World Cup: Nationalism For A Good Cause

I’ll admit up front that I’m no expert when it comes to the game of soccer. But in a frenzy of raw chauvinism, I hop on the World Cup bandwagon every four years and root for the ultimate home team. At least in America, it’s still a refreshingly safe, hooligan-free outlet for jingoism. Kick some grass for a good cause; then soccer succor until the next quadrennial gathering.

The World Cup is the most-watched event in the world. It is geographically disparate and culturally unique. Where else would you ever see such exotic pairings as Ukraine vs. Saudi Arabia, Ivory Coast vs. Serbia-Montenegro or Togo vs. anybody? There are also quaint post-colonial match-ups such as Portugal and Angola.

Having said all that, however, I was really steamed watching that USA-Italy game. Granted, the combination of bad refereeing and poor grounding in the rules (on my part) is an unholy alliance, but our guys, quite arguably, got hosed. Had to play half the game with only nine players, and no team in the history of the World Cup has ever even scored a single goal with only nine players. But it wasn’t just me that was choleric over the calls. The American commentators agreed with the American coach that it was awful officiating too.

And then some careless mistakes, an energy deficit and a controversial penalty kick in the disappointing loss to Ghana. Too little, too late, too slow, too bad.

Party on, Accra. Enjoy your national holiday.

The foul mood only led, to use a football term, to piling on.

I mean, do all those variations on a melodramatic dive really require stretcher bearers? If nothing else, it should be a liability issue to promptly send a player back into a game that he has just been removed from via stretcher.

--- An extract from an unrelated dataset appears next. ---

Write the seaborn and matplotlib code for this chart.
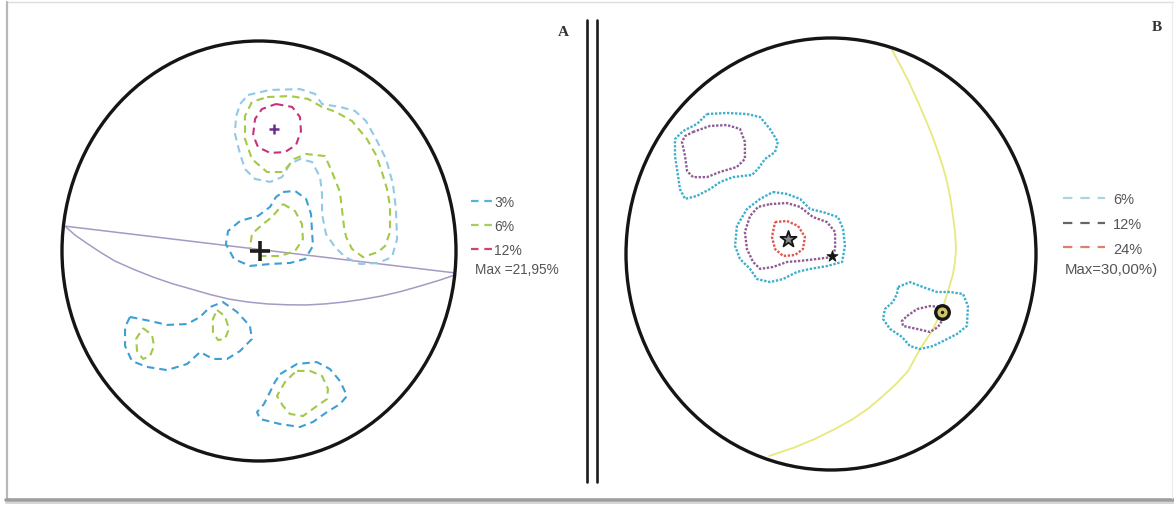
import numpy as np
import matplotlib
matplotlib.use("Agg")
import matplotlib.pyplot as plt
from matplotlib.patches import Ellipse
from matplotlib.lines import Line2D
import seaborn as sns

# ------------------------------------------------------------------
# Diagram A - pole density contours, net of unit radius (east, north)
# ------------------------------------------------------------------
a_levels = ["3%", "6%", "12%"]
a_max_label = "Max =21,95%"

a_c3_top = [(-0.056, 0.743), (0.056, 0.767), (0.208, 0.771), (0.284, 0.748), (0.320, 0.700),
            (0.411, 0.686), (0.487, 0.667), (0.543, 0.619), (0.594, 0.533), (0.645, 0.438),
            (0.680, 0.319), (0.695, 0.200), (0.701, 0.057), (0.675, -0.029), (0.604, -0.057),
            (0.513, -0.062), (0.437, -0.029), (0.386, 0.019), (0.340, 0.081), (0.320, 0.176),
            (0.320, 0.271), (0.310, 0.352), (0.269, 0.424), (0.208, 0.438), (0.157, 0.414),
            (0.117, 0.352), (0.056, 0.329), (-0.020, 0.343), (-0.071, 0.390), (-0.096, 0.462),
            (-0.122, 0.557), (-0.117, 0.638), (-0.096, 0.700)]
a_c3_mid = [(0.122, 0.281), (0.183, 0.286), (0.239, 0.248), (0.264, 0.176), (0.269, 0.095),
            (0.274, 0.024), (0.234, -0.038), (0.157, -0.057), (0.056, -0.062), (-0.046, -0.071),
            (-0.127, -0.038), (-0.168, 0.033), (-0.157, 0.095), (-0.096, 0.143), (-0.005, 0.167),
            (0.056, 0.210), (0.086, 0.257)]
a_c3_sw = [(-0.655, -0.314), (-0.553, -0.333), (-0.467, -0.352), (-0.365, -0.348), (-0.299, -0.314),
           (-0.249, -0.267), (-0.183, -0.243), (-0.112, -0.290), (-0.046, -0.357), (-0.036, -0.419),
           (-0.096, -0.476), (-0.162, -0.514), (-0.234, -0.514), (-0.299, -0.481), (-0.365, -0.538),
           (-0.467, -0.567), (-0.569, -0.552), (-0.645, -0.524), (-0.680, -0.452), (-0.680, -0.362)]
a_c3_s = [(0.107, -0.586), (0.193, -0.538), (0.294, -0.529), (0.360, -0.562), (0.411, -0.619),
          (0.447, -0.690), (0.411, -0.729), (0.345, -0.767), (0.274, -0.814), (0.208, -0.838),
          (0.107, -0.824), (0.005, -0.800), (-0.010, -0.767), (0.025, -0.729), (0.056, -0.671),
          (0.081, -0.624)]

a_c6_top = [(0.041, 0.733), (0.157, 0.738), (0.249, 0.724), (0.320, 0.686), (0.391, 0.662),
            (0.472, 0.619), (0.548, 0.533), (0.594, 0.457), (0.624, 0.376), (0.650, 0.295),
            (0.665, 0.214), (0.665, 0.090), (0.640, 0.024), (0.604, -0.005), (0.528, -0.029),
            (0.472, 0.010), (0.442, 0.067), (0.431, 0.119), (0.421, 0.200), (0.411, 0.281),
            (0.371, 0.376), (0.335, 0.452), (0.239, 0.462), (0.178, 0.438), (0.122, 0.376),
            (0.041, 0.376), (-0.036, 0.438), (-0.071, 0.533), (-0.071, 0.643), (-0.036, 0.710)]
a_c6_mid = [(0.122, 0.224), (0.183, 0.190), (0.218, 0.129), (0.223, 0.057), (0.183, 0.000),
            (0.107, -0.024), (0.015, -0.024), (-0.046, 0.010), (-0.036, 0.081), (0.015, 0.124),
            (0.066, 0.162)]
a_c6_sw = [(-0.589, -0.367), (-0.543, -0.400), (-0.533, -0.452), (-0.553, -0.500), (-0.589, -0.514),
           (-0.619, -0.476), (-0.624, -0.419)]
a_c6_ssw = [(-0.213, -0.281), (-0.173, -0.310), (-0.152, -0.371), (-0.173, -0.419), (-0.208, -0.424),
            (-0.234, -0.386), (-0.234, -0.324)]
a_c6_s = [(0.193, -0.571), (0.259, -0.571), (0.320, -0.595), (0.350, -0.657), (0.345, -0.705),
          (0.294, -0.738), (0.223, -0.786), (0.157, -0.776), (0.122, -0.738), (0.091, -0.690),
          (0.132, -0.624), (0.173, -0.586)]

a_c12_top = [(0.086, 0.700), (0.168, 0.686), (0.208, 0.638), (0.213, 0.571), (0.188, 0.505),
             (0.132, 0.471), (0.056, 0.467), (-0.005, 0.495), (-0.030, 0.552), (-0.020, 0.629),
             (0.015, 0.676)]

# traces of the two planes
a_plane_vertical = [(-0.990, 0.119), (1.000, -0.105)]
a_plane_dipping = [(-0.980, 0.114), (-0.934, 0.076), (-0.868, 0.033), (-0.800, -0.009),
                   (-0.731, -0.048), (-0.635, -0.088), (-0.538, -0.124), (-0.442, -0.155),
                   (-0.345, -0.181), (-0.249, -0.207), (-0.152, -0.229), (-0.056, -0.243),
                   (0.041, -0.252), (0.140, -0.256), (0.239, -0.257), (0.335, -0.252),
                   (0.431, -0.243), (0.528, -0.230), (0.624, -0.214), (0.720, -0.193),
                   (0.817, -0.167), (0.910, -0.141), (0.995, -0.114)]
a_density_max = (0.076, 0.581)
a_mean_pole = (0.005, 0.000)

# ------------------------------------------------------------------
# Diagram B
# ------------------------------------------------------------------
b_levels = ["6%", "12%", "24%"]
b_max_label = "Max=30,00%)"

b_c6_nw = [(-0.605, 0.648), (-0.507, 0.653), (-0.410, 0.648), (-0.346, 0.634), (-0.298, 0.579),
           (-0.259, 0.519), (-0.273, 0.472), (-0.322, 0.440), (-0.356, 0.394), (-0.385, 0.366),
           (-0.478, 0.356), (-0.541, 0.333), (-0.590, 0.301), (-0.654, 0.269), (-0.712, 0.255),
           (-0.737, 0.301), (-0.746, 0.361), (-0.761, 0.454), (-0.761, 0.532), (-0.722, 0.569),
           (-0.654, 0.602)]
b_c6_mid = [(-0.283, 0.287), (-0.215, 0.278), (-0.151, 0.255), (-0.102, 0.208), (-0.039, 0.194),
            (0.034, 0.171), (0.059, 0.116), (0.068, 0.037), (0.054, -0.037), (-0.020, -0.056),
            (-0.102, -0.069), (-0.166, -0.083), (-0.234, -0.116), (-0.298, -0.130), (-0.361, -0.116),
            (-0.395, -0.069), (-0.444, -0.023), (-0.468, 0.037), (-0.459, 0.130), (-0.410, 0.208),
            (-0.346, 0.255)]
b_c6_se = [(0.327, -0.153), (0.385, -0.130), (0.449, -0.153), (0.517, -0.176), (0.580, -0.176),
           (0.644, -0.185), (0.668, -0.241), (0.663, -0.333), (0.615, -0.370), (0.566, -0.394),
           (0.498, -0.426), (0.434, -0.440), (0.385, -0.426), (0.346, -0.384), (0.288, -0.347),
           (0.254, -0.301), (0.263, -0.255), (0.302, -0.222), (0.322, -0.185)]

b_c12_nw = [(-0.673, 0.565), (-0.590, 0.593), (-0.507, 0.597), (-0.444, 0.579), (-0.420, 0.519),
            (-0.420, 0.440), (-0.459, 0.403), (-0.541, 0.380), (-0.605, 0.356), (-0.673, 0.356),
            (-0.702, 0.384), (-0.712, 0.454), (-0.727, 0.519), (-0.712, 0.546)]
b_c12_mid = [(-0.298, 0.231), (-0.215, 0.236), (-0.151, 0.218), (-0.088, 0.171), (-0.020, 0.148),
             (0.020, 0.102), (0.020, 0.023), (0.005, -0.014), (-0.068, -0.023), (-0.151, -0.032),
             (-0.215, -0.037), (-0.283, -0.060), (-0.346, -0.069), (-0.380, -0.037), (-0.410, 0.023),
             (-0.420, 0.102), (-0.395, 0.176), (-0.356, 0.218)]
b_c12_se = [(0.371, -0.287), (0.420, -0.255), (0.483, -0.241), (0.532, -0.245), (0.556, -0.287),
            (0.522, -0.338), (0.483, -0.361), (0.420, -0.347), (0.351, -0.333), (0.346, -0.310)]

b_c24_mid = [(-0.273, 0.148), (-0.215, 0.153), (-0.161, 0.130), (-0.127, 0.079), (-0.137, 0.023),
             (-0.176, -0.005), (-0.234, -0.009), (-0.273, 0.023), (-0.288, 0.079)]

b_plane = [(0.298, 0.944), (0.340, 0.870), (0.380, 0.796), (0.418, 0.718), (0.454, 0.639),
           (0.488, 0.562), (0.517, 0.486), (0.544, 0.410), (0.566, 0.333), (0.583, 0.255),
           (0.595, 0.176), (0.605, 0.100), (0.610, 0.023), (0.605, -0.035), (0.595, -0.093),
           (0.571, -0.171), (0.541, -0.264), (0.493, -0.356), (0.434, -0.440), (0.376, -0.542),
           (0.317, -0.602), (0.254, -0.657), (0.185, -0.713), (0.107, -0.764), (0.020, -0.810),
           (-0.078, -0.856), (-0.185, -0.898), (-0.302, -0.935)]
b_density_max = (-0.210, 0.069)
b_axis_point = (0.005, -0.009)
b_plane_pole = (0.541, -0.269)

# ------------------------------------------------------------------
W, H = 1174, 506
sns.set_theme(style="white")
plt.rcParams["font.family"] = ["Liberation Sans", "DejaVu Sans"]

fig = plt.figure(figsize=(W / 100, H / 100), dpi=100)
fig.patch.set_facecolor("white")

# page frame, separator and panel letters drawn in pixel space
bg = fig.add_axes([0, 0, 1, 1])
bg.set_xlim(0, W)
bg.set_ylim(H, 0)
bg.axis("off")
bg.plot([7, W], [2.5, 2.5], color="#dcdcdc", lw=1.0)
bg.plot([6.5, 6.5], [3, 500], color="#b8b8b8", lw=1.6)
bg.plot([6, W], [500.5, 500.5], color="#9e9e9e", lw=2.6)
bg.plot([6, W], [503.5, 503.5], color="#d6d6d6", lw=1.4)
bg.plot([1172, 1172], [3, 499], color="#ececec", lw=1.0)
bg.plot([586.5, 586.5], [21, 483], color="#1c1c1c", lw=1.9)
bg.plot([597.0, 597.0], [21, 483], color="#1c1c1c", lw=1.9)
bg.text(563.5, 32.5, "A", ha="center", va="center", fontsize=11, fontweight="bold",
        family="Liberation Serif", color="#333333")
bg.text(1157, 27, "B", ha="center", va="center", fontsize=11, fontweight="bold",
        family="Liberation Serif", color="#333333")


def net_axes(cx, cy, rx, ry):
    ax = fig.add_axes([(cx - rx) / W, (H - cy - ry) / H, 2 * rx / W, 2 * ry / H])
    ax.set_xlim(-1, 1)
    ax.set_ylim(-1, 1)
    ax.axis("off")
    ax.patch.set_alpha(0)
    ax.add_patch(Ellipse((0, 0), 2, 2, fill=False, ec="#151515", lw=2.4, clip_on=False, zorder=5))
    return ax


def trace(ax, pts, color, lw, ls, closed=True):
    a = np.asarray(list(pts) + ([pts[0]] if closed else []), dtype=float)
    sns.lineplot(x=a[:, 0], y=a[:, 1], sort=False, estimator=None, ax=ax, color=color,
                 linewidth=lw, linestyle=ls, legend=False)


# ---------------- Diagram A ----------------
ax_a = net_axes(259, 252, 197, 210)
dash_a = (0, (3.6, 2.4))
blue_a, light_blue_a, green_a, magenta_a = "#3d9fd2", "#93c9e6", "#a2c947", "#c8317c"

trace(ax_a, a_plane_vertical, "#a59ac4", 1.1, "-", closed=False)
trace(ax_a, a_plane_dipping, "#a59ac4", 1.1, "-", closed=False)

trace(ax_a, a_c3_top, light_blue_a, 1.5, dash_a)
for poly in (a_c3_mid, a_c3_sw, a_c3_s):
    trace(ax_a, poly, blue_a, 1.5, dash_a)
for poly in (a_c6_top, a_c6_mid, a_c6_sw, a_c6_ssw, a_c6_s):
    trace(ax_a, poly, green_a, 1.5, dash_a)
trace(ax_a, a_c12_top, magenta_a, 1.5, dash_a)

sns.scatterplot(x=[a_density_max[0]], y=[a_density_max[1]], marker="+", s=45, linewidth=1.8,
                color="#6a2f8e", ax=ax_a, zorder=6)
sns.scatterplot(x=[a_mean_pole[0]], y=[a_mean_pole[1]], marker="+", s=220, linewidth=2.6,
                color="#1e1e1e", ax=ax_a, zorder=6)

handles_a = [Line2D([], [], color=c, lw=1.6, linestyle=(0, (3.4, 2.6)))
             for c in ("#55b2de", "#a8cd5c", "#c9447f")]
ax_a.legend(handles_a, a_levels, loc="upper left", bbox_to_anchor=(471 / W, 1 - 196 / H),
            bbox_transform=fig.transFigure, frameon=False, fontsize=10, handlelength=1.6,
            handletextpad=0.08, labelspacing=0.72, borderpad=0, borderaxespad=0,
            labelcolor="#555555")
fig.text(475 / W, 1 - 270 / H, a_max_label, ha="left", va="center", fontsize=9.8, color="#555555")

# ---------------- Diagram B ----------------
ax_b = net_axes(831, 255, 205, 216)
dot_b = (0, (1.0, 0.7))
cyan_b, purple_b, red_b = "#3eaecd", "#8e5c93", "#e0574e"

trace(ax_b, b_plane, "#e8e87c", 1.3, "-", closed=False)
for poly in (b_c6_nw, b_c6_mid, b_c6_se):
    trace(ax_b, poly, cyan_b, 1.7, dot_b)
for poly in (b_c12_nw, b_c12_mid, b_c12_se):
    trace(ax_b, poly, purple_b, 1.7, dot_b)
trace(ax_b, b_c24_mid, red_b, 1.7, dot_b)

sns.scatterplot(x=[b_density_max[0]], y=[b_density_max[1]], marker="*", s=150, linewidth=1.3,
                facecolor="#8a8a8a", edgecolor="#151515", ax=ax_b, zorder=6)
sns.scatterplot(x=[b_axis_point[0]], y=[b_axis_point[1]], marker="*", s=70, linewidth=0.6,
                facecolor="#151515", edgecolor="#151515", ax=ax_b, zorder=6)
sns.scatterplot(x=[b_plane_pole[0]], y=[b_plane_pole[1]], marker="o", s=95, linewidth=2.4,
                facecolor="#cfc46a", edgecolor="#161616", ax=ax_b, zorder=6)
sns.scatterplot(x=[b_plane_pole[0]], y=[b_plane_pole[1]], marker="o", s=6, linewidth=0,
                color="#161616", ax=ax_b, zorder=7)

handles_b = [Line2D([], [], color=c, lw=1.6, linestyle=(0, (4.2, 3.6)))
             for c in ("#a8d4e4", "#666666", "#d9806f")]
ax_b.legend(handles_b, b_levels, loc="upper left", bbox_to_anchor=(1063 / W, 1 - 193 / H),
            bbox_transform=fig.transFigure, frameon=False, fontsize=10.5, handlelength=2.9,
            handletextpad=0.55, labelspacing=0.74, borderpad=0, borderaxespad=0,
            labelcolor="#555555")
fig.text(1065 / W, 1 - 270 / H, b_max_label, ha="left", va="center", fontsize=10.8,
         color="#555555")

fig.savefig("out.png", dpi=100, facecolor="white")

And how about an accurate, contemporaneous clock? Why does this sport, unique among all, settle for an approximation of how much time is left? What’s with the arbitrary adding on of a couple of (“stoppage”) minutes at the end? Why can’t the clock just, well, stop when somebody fakes an injury; the soccer ball caroms up and over the Fly Emirates or Adidas flasher boards; a substitution is made; or the referee runs out of red cards?

Why do I put myself through it?

Probably because it’s just a game in a world at increasing geo-political odds and civilizational peril. Likely because it’s an opportunity to wax nationalistic over something that doesn’t involve foreign policy, pre-emptive strategies or enemies – just opponents.